While prevention science has led to improvements in a variety of health and social outcomes for both individuals and communities, significant issues (e.g., opioid addiction, violence, poverty) have not yet been adequately addressed in many settings and populations. Despite its growing recognition, prevention science has not been utilized anywhere near its full potential and is often not implemented with quality and accountability. Too often, effective prevention programs are not funded at a scalable level to improve community-level outcomes or are not sustained. This implementation gap keeps prevention science from effectively preventing the problems we seek to address.  As such, consideration should be given to ways in which legislative processes can support the development, evaluation and implementation of evidence-based programs and policies, and to scale up existing successful programs for dissemination to communities.

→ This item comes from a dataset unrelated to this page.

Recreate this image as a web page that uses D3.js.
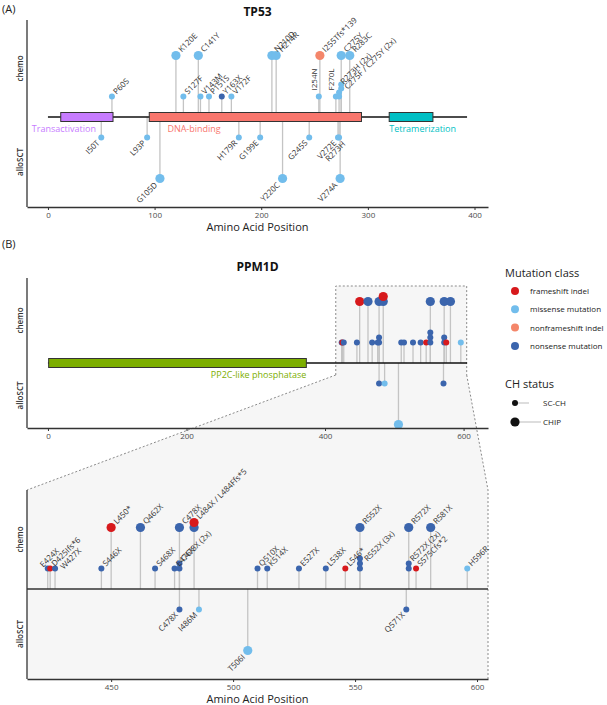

When implemented effectively, the application of well-tested practices and policies generated by prevention science can lead to substantial cost-savings by investing in upstream strategies (e.g., programs that prevent drug use in adolescents, provide early education, strengthen children to resist poor developmental outcomes and support positive mental health) to avoid downstream costs (e.g., the financial and human burden to communities associated with treating drug addiction, juvenile delinquency and school dropout). Programs that can be implemented in one delivery system and across many public systems are the most cost efficient and exert wide scale benefits. By addressing common risk factors (e.g., family dysfunction, child maltreatment, poverty, , lead exposure, caregiver addiction), studies have shown potential to reduce a whole host of adverse outcomes, from children not ready for school  and adolescent misconduct to chronic disease.

For example, previous legislation led to tobacco prevention programs implemented in the schools that have conveyed significant savings in healthcare with residual effects in juvenile/criminal justice sectors. Also compelling is the reduction by more than half of youth incarceration levels and costs, with overall reductions in youth violence, over the past 10 years through the through the adoption of programs that provide effective alternatives to arrest and incarceration. Prevention science can inform the development of new programs, as well as deployment of prevention practices that are ultimately more effective than many existing federally-funded programs. Providing scientifically based guidance and resources to legislators has potential to incorporate lessons learned from prevention science without reinventing the wheel and, in effect, improving cost-effectiveness. Therefore, we created the formation of a Congressional Prevention Policy Caucus (CPPC) to be comprised of lawmakers, staffers, and expert advisors.